**RECORDS FOR THE TASK:**

* start *

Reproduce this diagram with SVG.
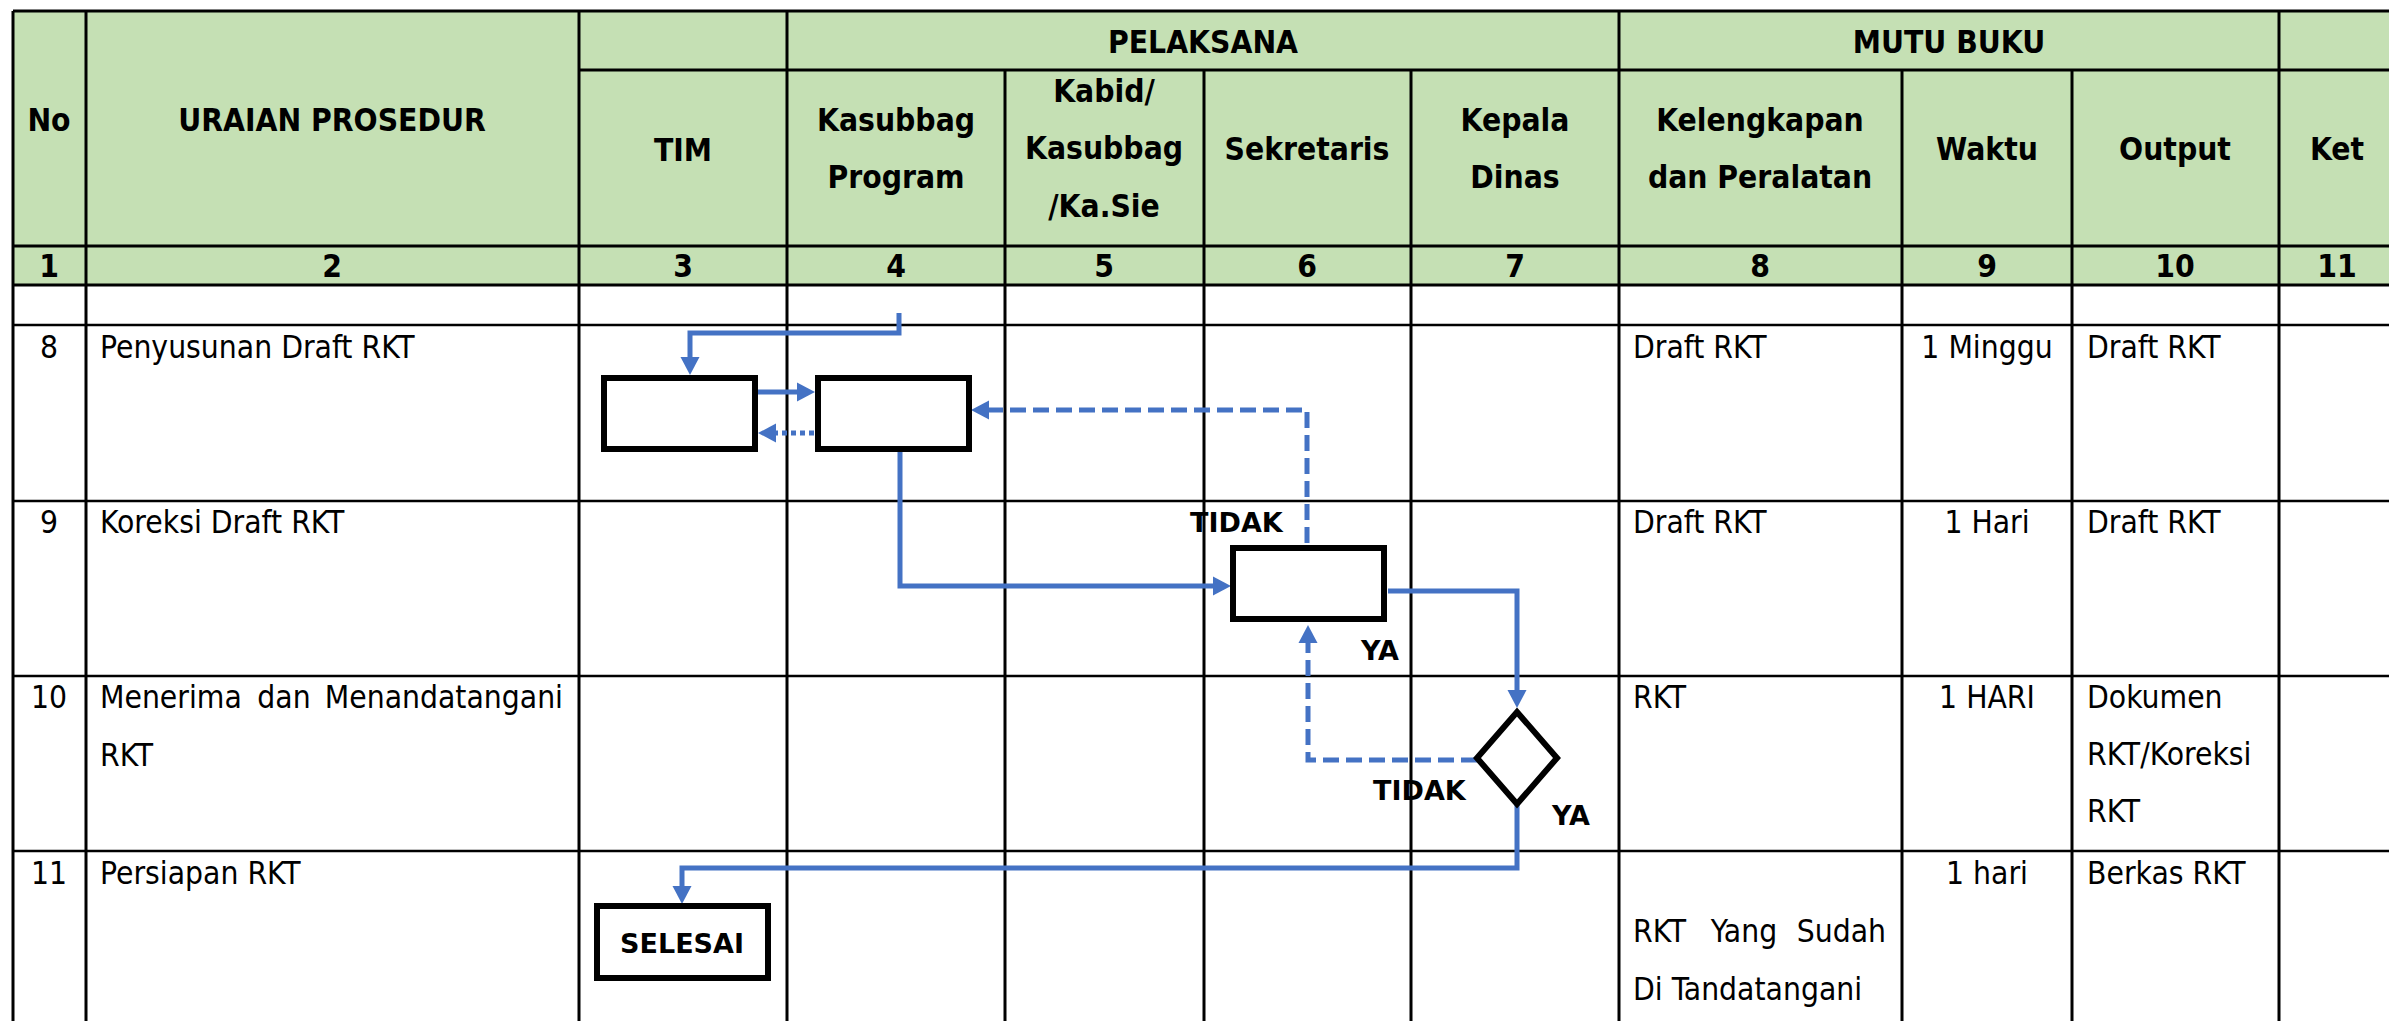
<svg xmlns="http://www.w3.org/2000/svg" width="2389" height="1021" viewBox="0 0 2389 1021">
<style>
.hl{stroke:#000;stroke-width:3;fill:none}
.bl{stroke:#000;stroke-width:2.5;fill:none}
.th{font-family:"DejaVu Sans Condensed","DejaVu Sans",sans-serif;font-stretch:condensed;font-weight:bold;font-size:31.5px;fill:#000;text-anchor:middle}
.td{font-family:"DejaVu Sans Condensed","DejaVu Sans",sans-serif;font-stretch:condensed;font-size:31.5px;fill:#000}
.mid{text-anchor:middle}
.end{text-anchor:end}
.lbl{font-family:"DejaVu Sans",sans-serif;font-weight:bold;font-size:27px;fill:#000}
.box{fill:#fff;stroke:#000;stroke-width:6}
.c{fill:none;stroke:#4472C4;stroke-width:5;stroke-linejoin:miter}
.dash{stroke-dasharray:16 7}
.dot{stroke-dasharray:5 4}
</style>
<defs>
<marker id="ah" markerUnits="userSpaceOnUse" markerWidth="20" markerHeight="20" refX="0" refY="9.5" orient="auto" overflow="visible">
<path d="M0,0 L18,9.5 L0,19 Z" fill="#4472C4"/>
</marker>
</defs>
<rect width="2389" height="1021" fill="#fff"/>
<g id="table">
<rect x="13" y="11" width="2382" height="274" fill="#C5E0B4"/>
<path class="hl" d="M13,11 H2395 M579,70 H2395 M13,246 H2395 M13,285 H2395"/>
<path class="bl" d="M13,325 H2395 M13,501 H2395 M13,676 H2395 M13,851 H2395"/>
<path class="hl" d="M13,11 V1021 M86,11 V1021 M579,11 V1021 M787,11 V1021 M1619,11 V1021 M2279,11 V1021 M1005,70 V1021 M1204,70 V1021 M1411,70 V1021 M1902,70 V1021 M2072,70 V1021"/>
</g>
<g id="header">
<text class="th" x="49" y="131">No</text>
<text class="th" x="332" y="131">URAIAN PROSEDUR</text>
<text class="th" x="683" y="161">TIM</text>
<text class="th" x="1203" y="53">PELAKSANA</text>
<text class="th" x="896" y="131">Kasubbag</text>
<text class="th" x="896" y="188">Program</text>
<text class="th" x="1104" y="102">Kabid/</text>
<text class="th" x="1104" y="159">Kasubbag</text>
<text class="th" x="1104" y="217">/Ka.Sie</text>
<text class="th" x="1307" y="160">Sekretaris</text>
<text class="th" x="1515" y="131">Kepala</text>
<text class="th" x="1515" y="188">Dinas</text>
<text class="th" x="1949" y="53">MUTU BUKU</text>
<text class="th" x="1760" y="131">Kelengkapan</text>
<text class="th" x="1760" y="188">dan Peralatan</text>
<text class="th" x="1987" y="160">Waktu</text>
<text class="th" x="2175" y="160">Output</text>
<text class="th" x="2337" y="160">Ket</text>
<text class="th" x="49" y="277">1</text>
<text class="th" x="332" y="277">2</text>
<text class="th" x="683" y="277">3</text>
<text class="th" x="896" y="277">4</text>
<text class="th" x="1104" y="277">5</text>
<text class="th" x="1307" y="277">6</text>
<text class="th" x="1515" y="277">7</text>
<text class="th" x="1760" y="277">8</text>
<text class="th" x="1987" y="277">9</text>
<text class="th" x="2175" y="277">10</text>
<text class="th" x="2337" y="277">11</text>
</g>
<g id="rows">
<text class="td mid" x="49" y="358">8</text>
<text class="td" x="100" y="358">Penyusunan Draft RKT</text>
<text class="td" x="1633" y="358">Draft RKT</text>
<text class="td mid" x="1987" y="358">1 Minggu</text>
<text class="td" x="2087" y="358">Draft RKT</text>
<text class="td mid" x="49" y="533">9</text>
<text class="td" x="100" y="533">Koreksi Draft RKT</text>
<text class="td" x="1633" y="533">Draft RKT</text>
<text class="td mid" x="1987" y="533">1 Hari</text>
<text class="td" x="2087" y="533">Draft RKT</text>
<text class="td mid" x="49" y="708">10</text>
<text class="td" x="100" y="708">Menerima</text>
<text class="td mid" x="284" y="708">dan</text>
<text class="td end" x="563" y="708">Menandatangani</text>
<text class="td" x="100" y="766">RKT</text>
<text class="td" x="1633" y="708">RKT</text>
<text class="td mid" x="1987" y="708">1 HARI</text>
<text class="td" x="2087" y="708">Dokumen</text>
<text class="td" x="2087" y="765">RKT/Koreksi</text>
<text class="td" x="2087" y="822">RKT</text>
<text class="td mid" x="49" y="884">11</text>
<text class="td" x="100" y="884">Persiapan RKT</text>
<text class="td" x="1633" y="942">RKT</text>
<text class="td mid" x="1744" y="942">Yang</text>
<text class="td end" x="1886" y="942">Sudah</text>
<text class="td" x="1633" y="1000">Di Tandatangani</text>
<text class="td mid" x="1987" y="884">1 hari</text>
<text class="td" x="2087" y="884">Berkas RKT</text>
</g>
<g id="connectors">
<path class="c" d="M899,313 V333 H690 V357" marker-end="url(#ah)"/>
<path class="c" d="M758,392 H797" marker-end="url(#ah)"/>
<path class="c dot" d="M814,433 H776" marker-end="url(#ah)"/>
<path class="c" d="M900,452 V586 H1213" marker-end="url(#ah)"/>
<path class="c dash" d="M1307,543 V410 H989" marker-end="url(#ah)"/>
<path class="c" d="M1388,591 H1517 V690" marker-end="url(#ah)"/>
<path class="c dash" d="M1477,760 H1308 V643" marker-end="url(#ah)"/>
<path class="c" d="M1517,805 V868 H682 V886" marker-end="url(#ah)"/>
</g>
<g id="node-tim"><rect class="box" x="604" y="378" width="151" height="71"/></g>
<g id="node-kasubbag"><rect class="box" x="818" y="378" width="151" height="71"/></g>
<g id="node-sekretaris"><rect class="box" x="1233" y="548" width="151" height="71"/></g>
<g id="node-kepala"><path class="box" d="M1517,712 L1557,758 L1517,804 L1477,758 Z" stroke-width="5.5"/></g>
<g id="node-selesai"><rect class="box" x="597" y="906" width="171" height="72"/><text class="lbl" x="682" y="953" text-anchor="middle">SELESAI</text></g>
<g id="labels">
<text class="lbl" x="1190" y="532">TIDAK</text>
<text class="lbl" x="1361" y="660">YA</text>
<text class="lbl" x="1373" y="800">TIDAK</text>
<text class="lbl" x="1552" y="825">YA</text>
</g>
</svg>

* end *
* start *

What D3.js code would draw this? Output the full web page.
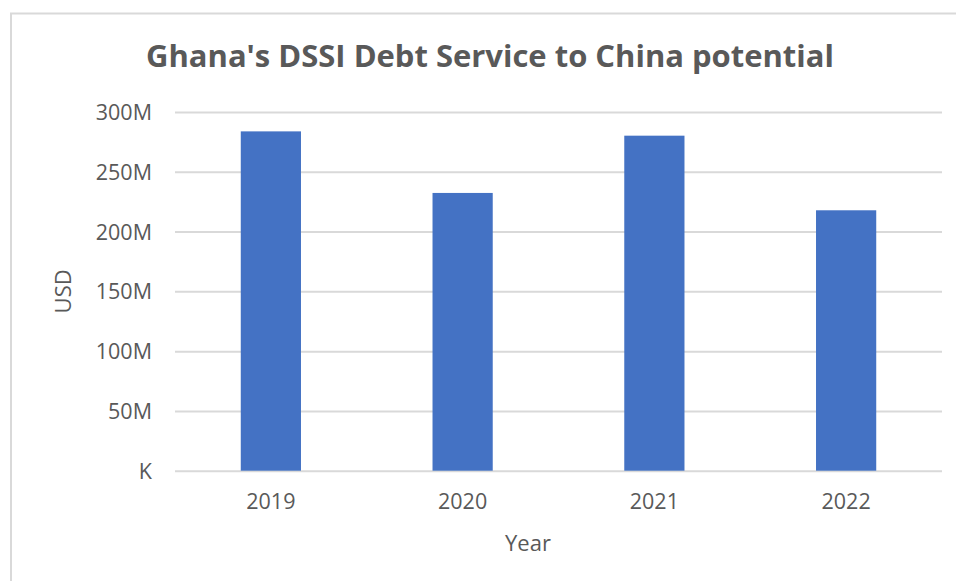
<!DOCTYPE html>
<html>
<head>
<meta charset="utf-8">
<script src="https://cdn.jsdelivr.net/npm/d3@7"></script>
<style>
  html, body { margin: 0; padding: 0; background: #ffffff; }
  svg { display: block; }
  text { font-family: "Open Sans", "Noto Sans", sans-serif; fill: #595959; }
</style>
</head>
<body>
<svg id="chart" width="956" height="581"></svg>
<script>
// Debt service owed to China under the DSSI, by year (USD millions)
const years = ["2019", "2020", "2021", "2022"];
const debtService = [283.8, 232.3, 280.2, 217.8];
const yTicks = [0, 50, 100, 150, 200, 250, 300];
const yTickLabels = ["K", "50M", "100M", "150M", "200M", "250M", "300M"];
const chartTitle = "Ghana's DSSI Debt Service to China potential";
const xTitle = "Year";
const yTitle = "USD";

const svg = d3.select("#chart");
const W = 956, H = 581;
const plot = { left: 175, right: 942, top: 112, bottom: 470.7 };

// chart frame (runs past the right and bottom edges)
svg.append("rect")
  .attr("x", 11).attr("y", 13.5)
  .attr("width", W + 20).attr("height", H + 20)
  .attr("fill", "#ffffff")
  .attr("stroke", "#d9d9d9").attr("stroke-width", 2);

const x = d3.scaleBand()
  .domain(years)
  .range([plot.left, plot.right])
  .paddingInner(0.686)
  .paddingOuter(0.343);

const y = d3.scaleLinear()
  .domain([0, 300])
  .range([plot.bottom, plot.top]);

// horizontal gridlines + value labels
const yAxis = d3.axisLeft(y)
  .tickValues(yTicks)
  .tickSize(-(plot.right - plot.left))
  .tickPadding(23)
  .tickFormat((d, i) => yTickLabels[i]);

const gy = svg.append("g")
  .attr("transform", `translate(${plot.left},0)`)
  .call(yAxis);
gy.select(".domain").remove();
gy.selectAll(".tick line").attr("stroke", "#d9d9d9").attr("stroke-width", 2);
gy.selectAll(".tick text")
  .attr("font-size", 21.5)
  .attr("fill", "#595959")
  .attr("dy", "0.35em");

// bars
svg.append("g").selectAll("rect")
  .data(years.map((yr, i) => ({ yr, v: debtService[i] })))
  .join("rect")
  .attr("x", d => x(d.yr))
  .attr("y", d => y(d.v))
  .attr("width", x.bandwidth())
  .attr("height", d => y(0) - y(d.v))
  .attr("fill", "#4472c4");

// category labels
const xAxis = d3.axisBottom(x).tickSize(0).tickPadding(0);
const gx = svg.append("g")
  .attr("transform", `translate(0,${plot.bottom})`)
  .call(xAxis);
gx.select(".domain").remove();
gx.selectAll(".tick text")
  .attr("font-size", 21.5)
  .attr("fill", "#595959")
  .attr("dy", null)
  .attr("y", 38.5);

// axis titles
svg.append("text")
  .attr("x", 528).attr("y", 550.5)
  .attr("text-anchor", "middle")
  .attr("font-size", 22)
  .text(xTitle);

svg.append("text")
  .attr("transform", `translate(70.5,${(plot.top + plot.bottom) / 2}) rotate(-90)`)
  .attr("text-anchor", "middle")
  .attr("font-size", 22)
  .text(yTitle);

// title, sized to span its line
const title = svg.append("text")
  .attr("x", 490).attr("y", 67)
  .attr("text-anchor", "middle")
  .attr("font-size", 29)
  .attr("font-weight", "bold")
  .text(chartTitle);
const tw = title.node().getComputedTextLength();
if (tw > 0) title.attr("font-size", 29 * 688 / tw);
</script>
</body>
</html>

* end *
* start *

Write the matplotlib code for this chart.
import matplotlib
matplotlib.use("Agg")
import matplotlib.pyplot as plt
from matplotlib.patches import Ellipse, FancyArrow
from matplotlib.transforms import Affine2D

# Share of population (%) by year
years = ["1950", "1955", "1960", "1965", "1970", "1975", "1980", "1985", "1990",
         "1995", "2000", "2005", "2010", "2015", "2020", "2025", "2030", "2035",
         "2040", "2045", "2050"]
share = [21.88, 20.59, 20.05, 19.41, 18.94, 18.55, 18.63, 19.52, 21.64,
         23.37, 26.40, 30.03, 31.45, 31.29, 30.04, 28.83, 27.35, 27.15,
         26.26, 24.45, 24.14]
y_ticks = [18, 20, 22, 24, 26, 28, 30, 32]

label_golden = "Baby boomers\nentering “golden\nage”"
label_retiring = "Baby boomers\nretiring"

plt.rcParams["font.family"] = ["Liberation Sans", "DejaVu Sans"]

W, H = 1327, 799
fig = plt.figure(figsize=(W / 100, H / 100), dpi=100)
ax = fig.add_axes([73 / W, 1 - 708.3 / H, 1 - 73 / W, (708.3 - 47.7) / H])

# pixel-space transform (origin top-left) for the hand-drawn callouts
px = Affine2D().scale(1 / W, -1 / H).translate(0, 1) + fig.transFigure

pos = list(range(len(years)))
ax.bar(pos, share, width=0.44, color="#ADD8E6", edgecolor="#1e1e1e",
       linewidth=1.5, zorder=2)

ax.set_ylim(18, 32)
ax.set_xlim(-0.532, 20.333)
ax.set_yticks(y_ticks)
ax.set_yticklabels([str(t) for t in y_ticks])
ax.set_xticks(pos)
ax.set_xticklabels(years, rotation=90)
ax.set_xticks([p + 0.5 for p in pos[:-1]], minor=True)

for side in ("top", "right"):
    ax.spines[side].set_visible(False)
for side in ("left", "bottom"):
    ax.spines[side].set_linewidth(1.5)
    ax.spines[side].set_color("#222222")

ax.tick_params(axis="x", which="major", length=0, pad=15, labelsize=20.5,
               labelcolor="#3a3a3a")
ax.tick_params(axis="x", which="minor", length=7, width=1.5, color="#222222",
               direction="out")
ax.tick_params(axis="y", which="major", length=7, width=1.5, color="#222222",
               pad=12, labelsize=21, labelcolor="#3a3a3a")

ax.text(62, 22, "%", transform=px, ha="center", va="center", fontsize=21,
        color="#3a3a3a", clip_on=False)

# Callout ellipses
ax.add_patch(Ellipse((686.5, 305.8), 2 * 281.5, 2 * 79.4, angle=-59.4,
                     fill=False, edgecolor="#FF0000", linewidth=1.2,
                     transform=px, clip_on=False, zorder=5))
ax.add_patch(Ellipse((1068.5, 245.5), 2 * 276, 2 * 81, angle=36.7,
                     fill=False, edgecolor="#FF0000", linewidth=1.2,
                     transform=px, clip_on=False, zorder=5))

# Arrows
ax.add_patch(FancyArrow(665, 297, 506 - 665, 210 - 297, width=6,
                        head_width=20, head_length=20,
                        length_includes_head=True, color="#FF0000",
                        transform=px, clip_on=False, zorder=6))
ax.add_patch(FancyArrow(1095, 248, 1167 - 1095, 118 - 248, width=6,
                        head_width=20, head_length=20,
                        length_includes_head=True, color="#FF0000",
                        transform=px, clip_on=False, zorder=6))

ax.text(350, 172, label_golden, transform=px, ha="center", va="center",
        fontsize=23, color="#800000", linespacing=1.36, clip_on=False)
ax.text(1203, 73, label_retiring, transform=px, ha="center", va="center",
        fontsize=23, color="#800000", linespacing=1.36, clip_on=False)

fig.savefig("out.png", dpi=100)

* end *

**WORK INSTRUCTIONS:**
From the listing above, collect every line that mentions the word "Output".

**ANSWER TO THIS TASK:**
<text class="th" x="2175" y="160">Output</text>
What D3.js code would draw this? Output the full web page.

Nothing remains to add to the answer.